Borrowing from natural wetlands – nature’s water filters – the SWIG technology is a layered, vertical system with vegetation on top (which also absorbs some phosphorous), the specially mixed media (which absorbs 80 – 90 percent), a barrier and an underdrain pipe. Water is dispersed across the wetland then filters through the layers. Depending upon situation, the system is designed to last up to 15 – 20 years before the media needs replacing.

The systems are being deployed in Florida, working with two of the state’s five water management districts. Now with three successful demonstration projects underway, the company is getting attention from across the U.S. – from New Jersey to the Pacific Northwest.

Informal portrait of Jerome Ryan and  Mark Merkelbach
SWIG CEO Jerome Ryan and COO Mark Merkelbach

“Florida has been leading on getting water quality projects off the ground,” explained Ryan, SWIG CEO. “Their economy is dependent on freshwater for development and tourism and their Basin Management Action plans call for all stakeholders to reduce the amount of pollution they’re allowed to discharge.”
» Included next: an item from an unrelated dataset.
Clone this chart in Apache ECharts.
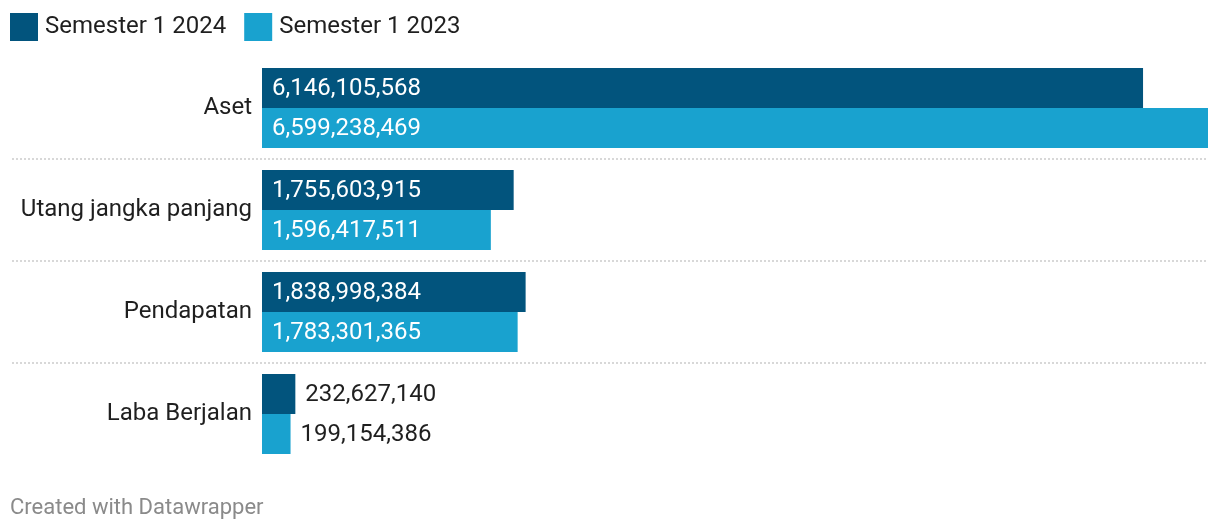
<!DOCTYPE html>
<html><head><meta charset="utf-8">
<script src="https://cdn.jsdelivr.net/npm/echarts@6/dist/echarts.min.js"></script>
<style>html,body{margin:0;padding:0;background:#fff}#c{width:1220px;height:532px}</style>
</head><body><div id="c"></div>
<script>
const categories = ['Aset', 'Utang jangka panjang', 'Pendapatan', 'Laba Berjalan'];
const seriesNames = ['Semester 1 2024', 'Semester 1 2023'];
const values2024 = [6146105568, 1755603915, 1838998384, 232627140];
const values2023 = [6599238469, 1596417511, 1783301365, 199154386];
const colors = ['#02547d', '#19a2cf'];
const footerText = 'Created with Datawrapper';

const FONT = 'Roboto';
const FS = 24;
const maxVal = Math.max(...values2024, ...values2023);
const fmt = v => v.toLocaleString('en-US');
function withLabels(arr) {
  return arr.map(v => {
    const small = v / maxVal < 0.12;
    return {
      value: v,
      label: small
        ? { position: 'right', distance: 10, color: '#1f1f1f' }
        : { position: 'insideLeft', distance: 10, color: '#ffffff' }
    };
  });
}
const chart = echarts.init(document.getElementById('c'), null, { renderer: 'canvas' });
chart.setOption({
  animation: false,
  backgroundColor: '#ffffff',
  textStyle: { fontFamily: FONT },
  title: {
    text: footerText, left: 10, top: 497, padding: 0,
    textStyle: { fontFamily: FONT, fontSize: 22, fontWeight: 'normal', color: '#8a8a8a' }
  },
  legend: {
    left: 10, top: 13, padding: 0, itemWidth: 28, itemHeight: 28, itemGap: 18, icon: 'rect',
    data: seriesNames,
    textStyle: { fontFamily: FONT, fontSize: FS, color: '#1f1f1f', padding: [0, 0, 0, 2] }
  },
  grid: [
    { left: 12, right: 12, top: 57, height: 408 },
    { left: 262, right: 12, top: 57, height: 408 }
  ],
  xAxis: [
    { gridIndex: 0, type: 'value', show: false },
    { gridIndex: 1, type: 'value', min: 0, max: maxVal, show: false }
  ],
  yAxis: [
    {
      gridIndex: 0, type: 'category', data: categories, inverse: true,
      axisLine: { show: false }, axisTick: { show: false }, axisLabel: { show: false },
      splitLine: { show: true, interval: 0, showMinLine: false, showMaxLine: false,
        lineStyle: { color: '#cccccc', type: [2, 2], width: 1.5 } }
    },
    {
      gridIndex: 1, type: 'category', data: categories, inverse: true,
      axisLine: { show: false }, axisTick: { show: false }, splitLine: { show: false },
      axisLabel: { margin: 10, fontFamily: FONT, fontSize: FS, color: '#1f1f1f', padding: [2, 0, 0, 0] }
    }
  ],
  series: [
    {
      name: seriesNames[0], type: 'bar', xAxisIndex: 1, yAxisIndex: 1,
      data: withLabels(values2024), barWidth: 40, barGap: '0%',
      itemStyle: { color: colors[0] },
      label: { show: true, fontFamily: FONT, fontSize: FS, offset: [0, 1], formatter: p => fmt(p.value) }
    },
    {
      name: seriesNames[1], type: 'bar', xAxisIndex: 1, yAxisIndex: 1,
      data: withLabels(values2023), barWidth: 40, barGap: '0%',
      itemStyle: { color: colors[1] },
      label: { show: true, fontFamily: FONT, fontSize: FS, offset: [0, 1], formatter: p => fmt(p.value) }
    }
  ]
});
</script></body></html>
Merkelbach, SWIG chief operations officer, added, “Florida is a bellwether of issues other states will see. I think we’re in an emerging market of infrastructure for water quality improvement and protection.”

NRRI & U Impact

NRRI’s role was instrumental in moving the SWIG proof-of-concept to an economical, market-ready process. SWIG is currently building a five-acre commercial processing facility in Lake County, Florida, on the basis of NRRI know-how.

“Their business model is to go into communities and provide phosphorous remediation solutions at a large scale,” said Tim White, NRRI director of Business Development. “But to do that, they need very economical materials. That’s where NRRI came in, to provide natural resource and materials know-how to make SWIG’s innovations commercially viable.”
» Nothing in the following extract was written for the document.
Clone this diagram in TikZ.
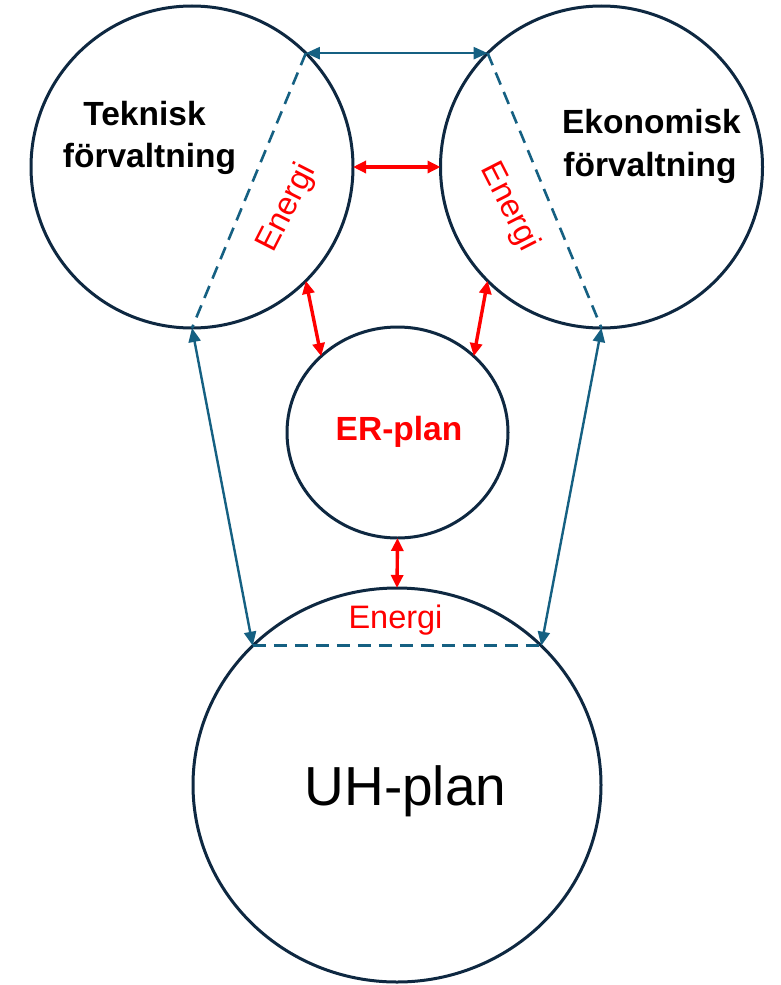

According to Russ Straate, who helps inventors and entrepreneurs launch startup companies as director of the University’s Venture Center, it often takes a new company, like SWIG, to bring groundbreaking technology to market.

“But they often need to refine their technology significantly to attract investors or market interest,” said Straate. “This is a great example of commercial collaboration, and those of us on the University’s Technology Commercialization team look forward to working with SWIG, NRRI and future partners to help develop promising technologies.”